GIVEN PROBLEM: Repeat the material exactly from its first line to the line that includes "const xTicks = [0, 20, 40, 60, 80, 100];". Skip pictures.

Entries taken from a collection:
╔══

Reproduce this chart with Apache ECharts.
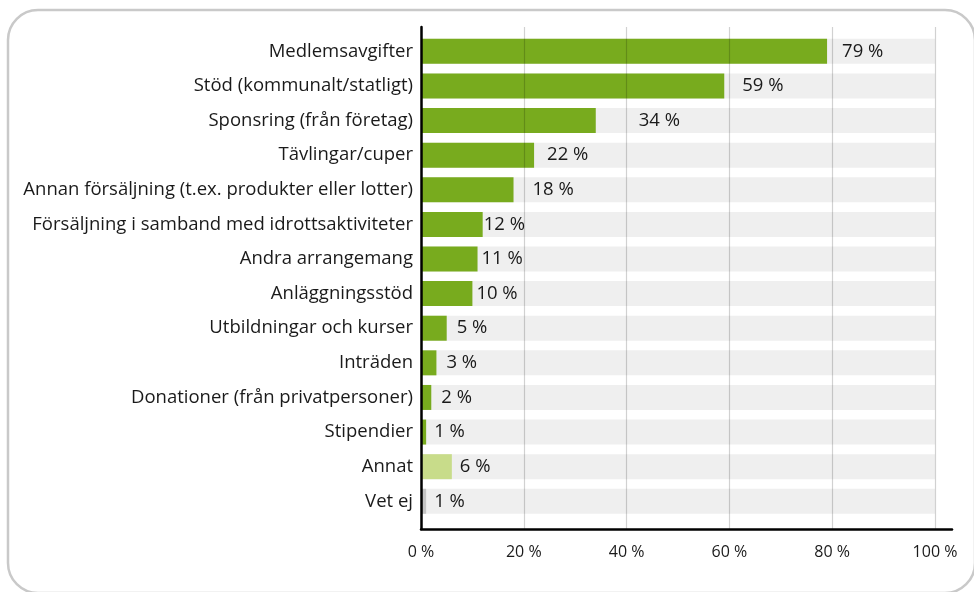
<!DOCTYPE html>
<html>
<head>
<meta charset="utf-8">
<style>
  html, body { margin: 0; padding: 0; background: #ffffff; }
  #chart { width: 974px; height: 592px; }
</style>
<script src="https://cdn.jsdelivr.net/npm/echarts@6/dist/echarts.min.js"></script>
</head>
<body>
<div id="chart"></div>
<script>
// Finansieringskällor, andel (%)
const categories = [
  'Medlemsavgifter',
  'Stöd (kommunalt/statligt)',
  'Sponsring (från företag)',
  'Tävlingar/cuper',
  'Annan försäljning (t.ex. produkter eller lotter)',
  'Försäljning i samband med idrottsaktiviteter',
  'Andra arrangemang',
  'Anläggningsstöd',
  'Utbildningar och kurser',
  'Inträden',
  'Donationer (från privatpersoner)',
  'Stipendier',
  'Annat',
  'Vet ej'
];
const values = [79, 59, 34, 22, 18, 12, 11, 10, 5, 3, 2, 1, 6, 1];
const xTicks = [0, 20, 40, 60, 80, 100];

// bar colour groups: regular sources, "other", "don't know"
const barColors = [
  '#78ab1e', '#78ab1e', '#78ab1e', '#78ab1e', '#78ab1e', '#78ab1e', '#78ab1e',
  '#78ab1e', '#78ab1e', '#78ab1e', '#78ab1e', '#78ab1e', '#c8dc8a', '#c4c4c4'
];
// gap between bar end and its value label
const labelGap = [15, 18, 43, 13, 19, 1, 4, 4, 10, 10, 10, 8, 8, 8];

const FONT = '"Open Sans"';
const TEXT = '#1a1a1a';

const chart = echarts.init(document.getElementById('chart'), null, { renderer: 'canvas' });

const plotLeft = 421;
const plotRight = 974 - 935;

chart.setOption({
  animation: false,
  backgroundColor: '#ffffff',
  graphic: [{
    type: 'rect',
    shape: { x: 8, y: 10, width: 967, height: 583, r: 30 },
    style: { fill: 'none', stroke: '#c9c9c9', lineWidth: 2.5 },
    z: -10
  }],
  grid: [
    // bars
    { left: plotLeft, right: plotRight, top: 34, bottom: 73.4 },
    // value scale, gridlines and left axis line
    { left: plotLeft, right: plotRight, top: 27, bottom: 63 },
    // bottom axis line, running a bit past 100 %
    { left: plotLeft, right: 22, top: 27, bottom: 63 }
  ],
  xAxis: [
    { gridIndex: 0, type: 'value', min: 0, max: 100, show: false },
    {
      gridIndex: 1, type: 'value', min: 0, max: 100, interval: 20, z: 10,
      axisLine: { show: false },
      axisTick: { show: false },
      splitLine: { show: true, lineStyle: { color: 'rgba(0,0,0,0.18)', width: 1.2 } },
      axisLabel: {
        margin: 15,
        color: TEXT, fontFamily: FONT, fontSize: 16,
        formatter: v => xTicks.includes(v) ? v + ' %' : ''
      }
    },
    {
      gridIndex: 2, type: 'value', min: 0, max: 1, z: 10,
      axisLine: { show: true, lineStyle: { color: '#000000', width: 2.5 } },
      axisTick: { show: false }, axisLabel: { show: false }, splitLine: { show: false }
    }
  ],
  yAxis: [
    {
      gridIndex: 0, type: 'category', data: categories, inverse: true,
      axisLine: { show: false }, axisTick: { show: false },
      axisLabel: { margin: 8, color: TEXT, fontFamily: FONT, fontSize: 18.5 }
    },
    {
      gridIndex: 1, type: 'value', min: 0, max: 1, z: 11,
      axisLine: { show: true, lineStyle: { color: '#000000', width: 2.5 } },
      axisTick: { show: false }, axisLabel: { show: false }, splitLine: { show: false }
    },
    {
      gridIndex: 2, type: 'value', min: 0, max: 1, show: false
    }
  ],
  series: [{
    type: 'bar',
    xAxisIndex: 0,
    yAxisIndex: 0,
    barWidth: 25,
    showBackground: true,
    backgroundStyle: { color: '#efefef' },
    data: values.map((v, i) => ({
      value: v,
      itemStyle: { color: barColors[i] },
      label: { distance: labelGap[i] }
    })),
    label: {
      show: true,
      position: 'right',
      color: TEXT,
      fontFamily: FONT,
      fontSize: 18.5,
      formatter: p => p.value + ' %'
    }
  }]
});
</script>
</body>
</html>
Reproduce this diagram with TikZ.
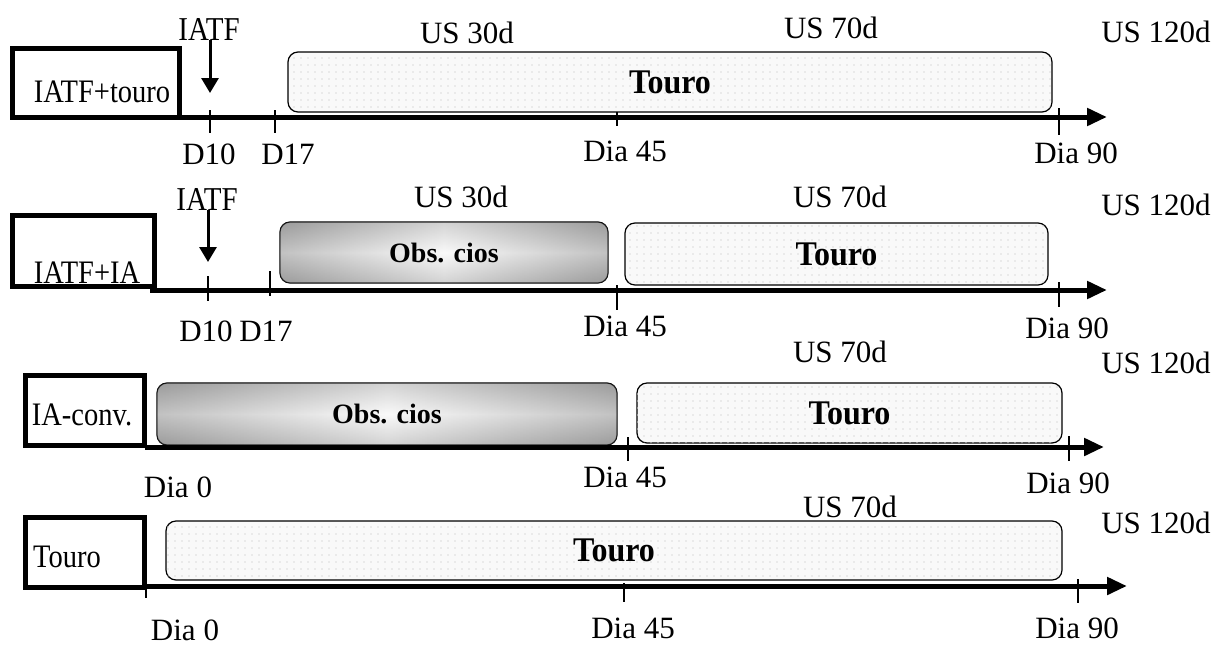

╚══

CORRECT OUTPUT:
Reproduce this chart with Apache ECharts.
<!DOCTYPE html>
<html>
<head>
<meta charset="utf-8">
<style>
  html, body { margin: 0; padding: 0; background: #ffffff; }
  #chart { width: 974px; height: 592px; }
</style>
<script src="https://cdn.jsdelivr.net/npm/echarts@6/dist/echarts.min.js"></script>
</head>
<body>
<div id="chart"></div>
<script>
// Finansieringskällor, andel (%)
const categories = [
  'Medlemsavgifter',
  'Stöd (kommunalt/statligt)',
  'Sponsring (från företag)',
  'Tävlingar/cuper',
  'Annan försäljning (t.ex. produkter eller lotter)',
  'Försäljning i samband med idrottsaktiviteter',
  'Andra arrangemang',
  'Anläggningsstöd',
  'Utbildningar och kurser',
  'Inträden',
  'Donationer (från privatpersoner)',
  'Stipendier',
  'Annat',
  'Vet ej'
];
const values = [79, 59, 34, 22, 18, 12, 11, 10, 5, 3, 2, 1, 6, 1];
const xTicks = [0, 20, 40, 60, 80, 100];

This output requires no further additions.